“Stranger Things” Soundtrack Makes Best Albums of 2016 List

Rolling Stone just listed their “50 Best Albums of 2016” and there’s a surprise appearance at #47 by the soundtrack to Netflix’s sci-fi/horror series, Stranger Things.

The recognition is for the theme and incidental music, composed by Kyle Dixon and Michael Stein (not for any of the 1980s pop tunes that appear in the show). Like the rest of the series, it’s mostly referential to the era. The music’s synthesizer beats and creepy/tinny keyboards evoke a 1980s when John Carpenter was scoring his own movies using what sounded like a cheap, toy-store version of a Casio keyboard.

Fans of the music to Halloween, Escape from New York, or Big Trouble in Little China obviously love it. It’s also not hard to picture my students, who’ve never seen those films and weren’t alive in the 1980s, grooving to this soundtrack on earbuds while doing math homework at the library.

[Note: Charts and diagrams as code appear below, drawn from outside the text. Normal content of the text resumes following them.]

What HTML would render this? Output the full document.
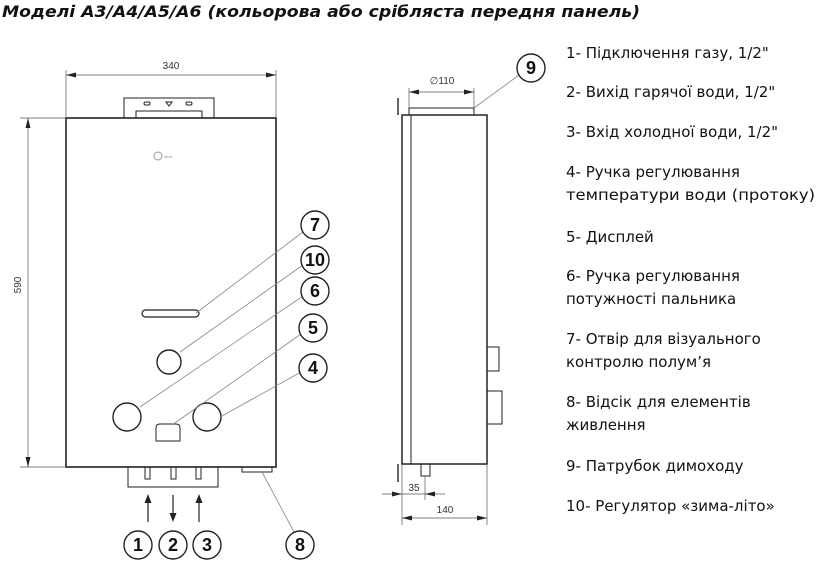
<!DOCTYPE html>
<html><head><meta charset="utf-8"><style>
html,body{margin:0;padding:0;background:#fff;}
svg{display:block}
.t{font-family:"DejaVu Sans","Liberation Sans",sans-serif;font-size:15px;fill:#111}
.n{font-family:"Liberation Sans",Arial,sans-serif;font-weight:bold;font-size:18px;fill:#111;text-anchor:middle}
.d{font-family:"Liberation Sans",Arial,sans-serif;font-size:10px;fill:#333;text-anchor:middle}
</style></head><body>
<svg width="819" height="564" viewBox="0 0 819 564" xmlns="http://www.w3.org/2000/svg">
<text x="2" y="17" font-family="DejaVu Sans, sans-serif" font-weight="bold" font-style="italic" font-size="16" fill="#111" textLength="638" lengthAdjust="spacingAndGlyphs">Моделі A3/A4/A5/A6  (кольорова або срібляста передня панель)</text>

<g fill="none" stroke="#222">
<rect x="66" y="118" width="210" height="349" stroke-width="1.6"/>
<rect x="124" y="98" width="90" height="20" stroke-width="1"/>
<rect x="136" y="111" width="66" height="7" stroke-width="1"/>
<rect x="144" y="102" width="6" height="3" rx="1.5"/>
<rect x="186" y="102" width="6" height="3" rx="1.5"/>
<path d="M166 102 h6 l-3 4 z"/>
<rect x="142" y="310" width="57" height="7" rx="3.5" stroke-width="1.2"/>
<circle cx="169" cy="362" r="12" stroke-width="1.4"/>
<circle cx="127" cy="417" r="14" stroke-width="1.4"/>
<circle cx="207" cy="417" r="14" stroke-width="1.4"/>
<path d="M156 441 V428 Q156 424 160 424 H176 Q180 424 180 428 V441 Z" stroke-width="1"/>
<rect x="128" y="467" width="90" height="20" stroke-width="1"/>
<rect x="145" y="467" width="5" height="12"/><rect x="171" y="467" width="5" height="12"/><rect x="196" y="467" width="5" height="12"/>
<rect x="242" y="467" width="30" height="5"/>
<circle cx="158" cy="156" r="4" stroke="#999"/>
<g stroke="#555" stroke-width="0.7">
<line x1="66" y1="70" x2="66" y2="118"/><line x1="276" y1="70" x2="276" y2="118"/>
<line x1="66" y1="75" x2="276" y2="75"/>
<line x1="20" y1="118" x2="66" y2="118"/><line x1="20" y1="467" x2="66" y2="467"/>
<line x1="28" y1="118" x2="28" y2="467"/>
</g>
<g stroke="#888" stroke-width="0.8">
<line x1="303" y1="232" x2="196" y2="313"/>
<line x1="303" y1="265" x2="180" y2="352"/>
<line x1="303" y1="296" x2="140" y2="407"/>
<line x1="301" y1="334" x2="172" y2="425"/>
<line x1="301" y1="372" x2="222" y2="416"/>
<line x1="262" y1="472" x2="294" y2="532"/>
<line x1="519" y1="75" x2="474" y2="108"/>
</g>
<g stroke-width="1.4">
<circle cx="315" cy="225" r="14"/><circle cx="315" cy="260" r="14"/><circle cx="315" cy="291" r="14"/>
<circle cx="313" cy="328" r="14"/><circle cx="313" cy="368" r="14"/>
<circle cx="138" cy="545" r="14"/><circle cx="173" cy="545" r="14"/><circle cx="207" cy="545" r="14"/>
<circle cx="300" cy="545" r="14"/><circle cx="531" cy="68" r="14"/>
</g>
<g stroke-width="1.2"><line x1="148" y1="522" x2="148" y2="498"/><line x1="173" y1="495" x2="173" y2="518"/><line x1="199" y1="522" x2="199" y2="498"/></g>
<rect x="402" y="115" width="85" height="349" stroke-width="1.5"/>
<line x1="411" y1="115" x2="411" y2="464"/>
<line x1="398" y1="98" x2="398" y2="115" stroke-width="1.4"/>
<line x1="398" y1="464" x2="398" y2="482" stroke-width="1.4"/>
<rect x="409" y="108" width="65" height="7"/>
<rect x="487" y="347" width="12" height="24"/>
<rect x="487" y="391" width="15" height="33"/>
<rect x="421" y="464" width="9" height="12"/>
<g stroke="#555" stroke-width="0.7">
<line x1="409" y1="88" x2="409" y2="108"/><line x1="474" y1="88" x2="474" y2="108"/>
<line x1="409" y1="92" x2="474" y2="92"/>
<line x1="402" y1="464" x2="402" y2="525"/><line x1="487" y1="464" x2="487" y2="525"/>
<line x1="425" y1="476" x2="425" y2="500"/>
<line x1="382" y1="494" x2="445" y2="494"/>
<line x1="402" y1="518" x2="487" y2="518"/>
</g>
</g>
<g fill="#222">
<path d="M66 75 l10 -2.5 v5z M276 75 l-10 -2.5 v5z"/>
<path d="M28 118 l-2.5 10 h5z M28 467 l-2.5 -10 h5z"/>
<path d="M148 494 l-3.5 9 h7z M173 522 l-3.5 -9 h7z M199 494 l-3.5 9 h7z"/>
<path d="M409 92 l10 -2.5 v5z M474 92 l-10 -2.5 v5z"/>
<path d="M402 494 l-10 -2.5 v5z M425 494 l10 -2.5 v5z"/>
<path d="M402 518 l10 -2.5 v5z M487 518 l-10 -2.5 v5z"/>
</g>
<text class="d" x="171" y="69">340</text>
<text class="d" transform="translate(21,285) rotate(-90)">590</text>
<text class="d" x="442" y="84">∅110</text>
<text class="d" x="414" y="491">35</text>
<text class="d" x="445" y="513">140</text>
<text x="164" y="158" font-family="Liberation Sans,sans-serif" font-size="4" fill="#999">atlas</text>
<text class="n" x="315" y="231">7</text><text class="n" x="315" y="266" font-size="16">10</text>
<text class="n" x="315" y="297">6</text><text class="n" x="313" y="334">5</text><text class="n" x="313" y="374">4</text>
<text class="n" x="138" y="551">1</text><text class="n" x="173" y="551">2</text><text class="n" x="207" y="551">3</text>
<text class="n" x="300" y="551">8</text><text class="n" x="531" y="74">9</text>

<text class="t" x="566" y="58">1- Підключення газу, 1/2"</text>
<text class="t" x="566" y="97">2- Вихід гарячої води, 1/2"</text>
<text class="t" x="566" y="137">3- Вхід холодної води, 1/2"</text>
<text class="t" x="566" y="177">4- Ручка регулювання</text>
<text class="t" x="566" y="200" textLength="249" lengthAdjust="spacingAndGlyphs">температури води (протоку)</text>
<text class="t" x="566" y="242">5- Дисплей</text>
<text class="t" x="566" y="281">6- Ручка регулювання</text>
<text class="t" x="566" y="304">потужності пальника</text>
<text class="t" x="566" y="344">7- Отвір для візуального</text>
<text class="t" x="566" y="367">контролю полум’я</text>
<text class="t" x="566" y="407">8- Відсік для елементів</text>
<text class="t" x="566" y="430">живлення</text>
<text class="t" x="566" y="471">9- Патрубок димоходу</text>
<text class="t" x="566" y="511">10- Регулятор «зима-літо»</text>
</svg>
</body></html>
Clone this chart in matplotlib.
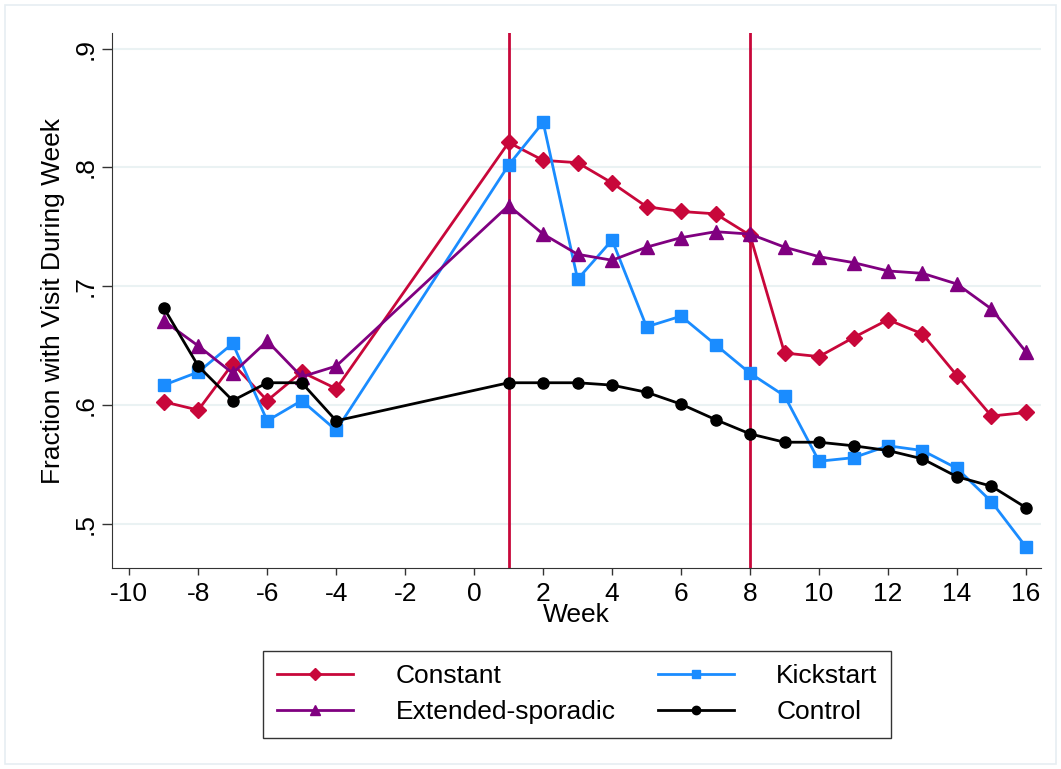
import numpy as np
import matplotlib.pyplot as plt
from matplotlib.patches import Rectangle

plt.rcParams['font.family'] = ['Liberation Sans', 'DejaVu Sans']
plt.rcParams['axes.unicode_minus'] = False

# Data
weeks = [-9, -8, -7, -6, -5, -4, 1, 2, 3, 4, 5, 6, 7, 8, 9, 10, 11, 12, 13, 14, 15, 16]
constant = [0.603, 0.596, 0.635, 0.604, 0.628, 0.614,
            0.821, 0.806, 0.804, 0.787, 0.767, 0.763, 0.761, 0.743,
            0.644, 0.641, 0.657, 0.672, 0.660, 0.625, 0.591, 0.594]
kickstart = [0.617, 0.628, 0.652, 0.587, 0.604, 0.579,
             0.802, 0.838, 0.706, 0.739, 0.666, 0.675, 0.651, 0.627,
             0.608, 0.553, 0.556, 0.566, 0.562, 0.547, 0.519, 0.481]
extended = [0.671, 0.650, 0.627, 0.654, 0.624, 0.633,
            0.768, 0.744, 0.727, 0.722, 0.733, 0.741, 0.746, 0.744,
            0.733, 0.725, 0.720, 0.713, 0.711, 0.702, 0.681, 0.645]
control = [0.682, 0.633, 0.604, 0.619, 0.619, 0.587,
           0.619, 0.619, 0.619, 0.617, 0.611, 0.601, 0.588, 0.576,
           0.569, 0.569, 0.566, 0.562, 0.555, 0.540, 0.532, 0.514]
vlines = [1, 8]
xticks = list(range(-10, 17, 2))
yticks = [0.5, 0.6, 0.7, 0.8, 0.9]
ytick_labels = ['.5', '.6', '.7', '.8', '.9']

red = '#C8073A'
blue = '#1A8CFF'
purple = '#800080'
fs = 19

fig = plt.figure(figsize=(10.61, 7.69), dpi=100)
ax = fig.add_axes([0.1056, 0.261, 0.876, 0.696])

# outer frame like Stata graph region
fig.patches.append(Rectangle((0.005, 0.006), 0.99, 0.988, transform=fig.transFigure,
                             fill=False, edgecolor='#E6EEF2', linewidth=1.2))

for yv in yticks:
    ax.axhline(yv, color='#EAF2F3', linewidth=1.5, zorder=0)
for xv in vlines:
    ax.axvline(xv, color=red, linewidth=2, zorder=1)

l1, = ax.plot(weeks, constant, color=red, marker='D', markersize=8, linewidth=2, label='Constant', zorder=3)
l3, = ax.plot(weeks, kickstart, color=blue, marker='s', markersize=8, linewidth=2, label='Kickstart', zorder=3)
l2, = ax.plot(weeks, extended, color=purple, marker='^', markersize=10, linewidth=2, label='Extended-sporadic', zorder=3)
l4, = ax.plot(weeks, control, color='black', marker='o', markersize=8, linewidth=2, label='Control', zorder=4)

ax.set_xlim(-10.5, 16.45)
ax.set_ylim(0.463, 0.913)
ax.set_xticks(xticks)
ax.set_yticks(yticks)
ax.set_yticklabels(ytick_labels, rotation=90, va='center')
ax.tick_params(axis='both', labelsize=fs, length=7, width=1, direction='out', color='#333333')
ax.tick_params(axis='x', length=5, pad=5)
for s in ['left', 'bottom']:
    ax.spines[s].set_color('#333333')
ax.spines['top'].set_visible(False)
ax.spines['right'].set_visible(False)
ax.set_xlabel('Week', fontsize=fs, labelpad=-2)
ax.set_ylabel('Fraction with Visit During Week', fontsize=fs, labelpad=6)

leg = fig.legend(handles=[l1, l2, l3, l4], ncol=2, loc='center', bbox_to_anchor=(0.544, 0.097),
                 fontsize=fs, frameon=True, fancybox=False, edgecolor='black',
                 handlelength=2.9, columnspacing=1.6, handletextpad=1.6, borderpad=0.5,
                 labelspacing=0.45, markerscale=0.75, borderaxespad=0)
leg.get_frame().set_linewidth(1)

fig.savefig('out.png', dpi=100)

In hindsight, Stranger Things was probably the retro-SF event of 2016. It was engaging, fun, and pulled off the not-easy task of being kitschy and serious at the same time. It mined some elements of the 1980s that hadn’t been resurrected ad nausem yet: Stephen King mini-series adaptations, Spielberg’s Goonies and E.T., and all things Winona Ryder.  Stein and Dixon’s music is part of that too.